--- DESCRIPTION OF THE TASK ---
Reproduce nothing but the lines from the start of the material through the line that includes "Variance', 'Standard Deviation']", both ends included, and omit every picture.

--- MATERIAL PROVIDED ---
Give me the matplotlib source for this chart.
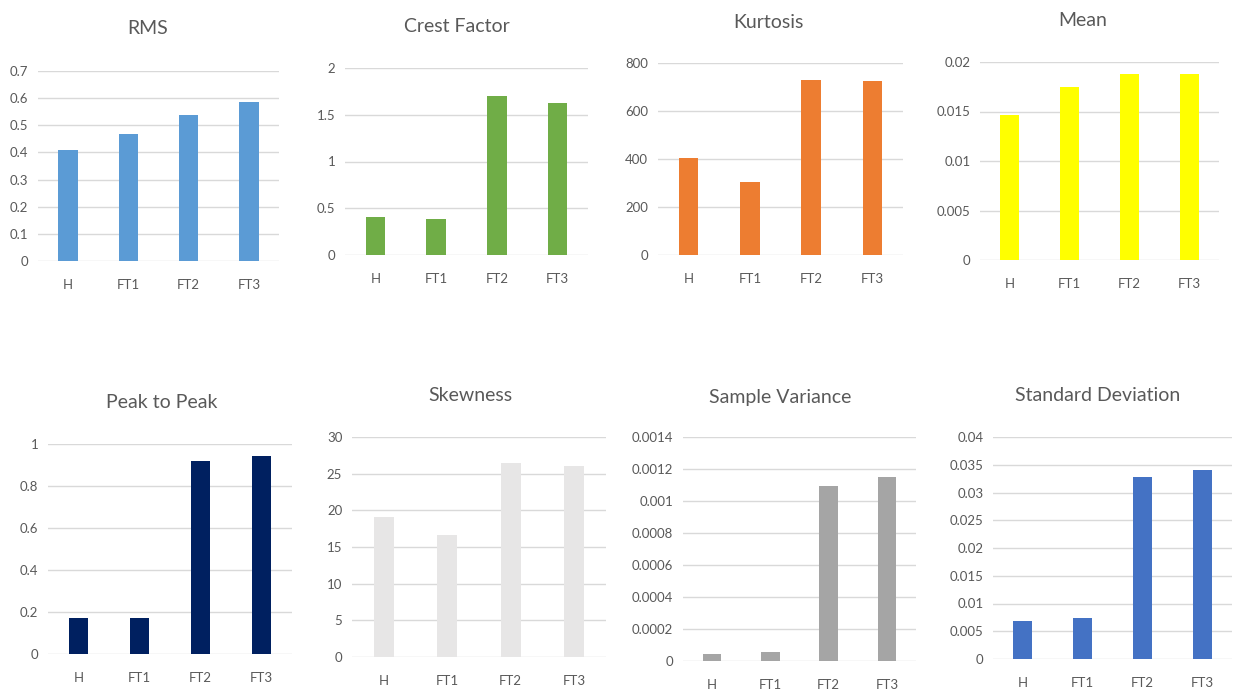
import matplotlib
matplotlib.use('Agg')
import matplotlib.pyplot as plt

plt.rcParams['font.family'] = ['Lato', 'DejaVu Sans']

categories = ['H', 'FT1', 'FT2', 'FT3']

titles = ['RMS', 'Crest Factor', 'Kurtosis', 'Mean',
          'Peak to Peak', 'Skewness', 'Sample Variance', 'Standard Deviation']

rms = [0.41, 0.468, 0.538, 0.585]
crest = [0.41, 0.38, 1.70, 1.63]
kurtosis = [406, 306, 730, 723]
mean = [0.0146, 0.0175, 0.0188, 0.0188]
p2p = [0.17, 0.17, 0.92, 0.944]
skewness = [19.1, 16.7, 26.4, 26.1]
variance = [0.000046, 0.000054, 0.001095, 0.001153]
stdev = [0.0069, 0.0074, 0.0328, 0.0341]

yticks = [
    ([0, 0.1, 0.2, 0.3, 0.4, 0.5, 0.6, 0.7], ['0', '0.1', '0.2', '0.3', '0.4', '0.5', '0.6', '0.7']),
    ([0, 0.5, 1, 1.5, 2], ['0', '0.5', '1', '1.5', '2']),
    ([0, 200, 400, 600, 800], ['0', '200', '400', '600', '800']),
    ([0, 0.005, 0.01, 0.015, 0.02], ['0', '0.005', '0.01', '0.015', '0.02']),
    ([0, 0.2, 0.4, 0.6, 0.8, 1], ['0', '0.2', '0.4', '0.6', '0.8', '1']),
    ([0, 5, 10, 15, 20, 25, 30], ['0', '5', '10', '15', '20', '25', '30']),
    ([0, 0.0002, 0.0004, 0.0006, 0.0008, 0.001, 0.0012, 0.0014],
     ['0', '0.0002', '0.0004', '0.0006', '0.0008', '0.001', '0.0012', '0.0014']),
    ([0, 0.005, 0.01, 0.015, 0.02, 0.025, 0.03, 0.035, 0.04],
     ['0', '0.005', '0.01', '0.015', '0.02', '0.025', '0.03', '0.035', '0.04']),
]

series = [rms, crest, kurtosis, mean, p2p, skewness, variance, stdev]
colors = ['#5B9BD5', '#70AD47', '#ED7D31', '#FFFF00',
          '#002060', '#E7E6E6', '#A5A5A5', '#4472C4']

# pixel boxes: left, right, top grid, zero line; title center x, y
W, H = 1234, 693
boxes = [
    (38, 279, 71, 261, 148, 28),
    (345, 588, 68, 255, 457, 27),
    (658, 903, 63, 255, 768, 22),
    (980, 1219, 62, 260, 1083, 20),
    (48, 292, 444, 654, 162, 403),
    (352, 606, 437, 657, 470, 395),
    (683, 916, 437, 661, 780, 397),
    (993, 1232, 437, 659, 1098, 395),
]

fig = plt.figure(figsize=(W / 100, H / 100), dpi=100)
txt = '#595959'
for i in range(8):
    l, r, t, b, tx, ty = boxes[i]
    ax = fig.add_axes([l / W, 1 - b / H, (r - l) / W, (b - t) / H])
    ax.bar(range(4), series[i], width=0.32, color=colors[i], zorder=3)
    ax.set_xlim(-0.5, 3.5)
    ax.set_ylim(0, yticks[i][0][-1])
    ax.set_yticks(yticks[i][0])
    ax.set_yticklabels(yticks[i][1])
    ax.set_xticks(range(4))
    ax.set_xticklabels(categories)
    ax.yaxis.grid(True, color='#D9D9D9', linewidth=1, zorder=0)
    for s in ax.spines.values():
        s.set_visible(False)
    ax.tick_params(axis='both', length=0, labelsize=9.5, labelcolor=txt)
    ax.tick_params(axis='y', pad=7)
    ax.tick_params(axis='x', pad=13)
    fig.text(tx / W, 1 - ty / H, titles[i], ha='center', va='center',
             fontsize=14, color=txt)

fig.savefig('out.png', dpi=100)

--- COMPLETE RESPONSE ---
Give me the matplotlib source for this chart.
import matplotlib
matplotlib.use('Agg')
import matplotlib.pyplot as plt

plt.rcParams['font.family'] = ['Lato', 'DejaVu Sans']

categories = ['H', 'FT1', 'FT2', 'FT3']

titles = ['RMS', 'Crest Factor', 'Kurtosis', 'Mean',
          'Peak to Peak', 'Skewness', 'Sample Variance', 'Standard Deviation']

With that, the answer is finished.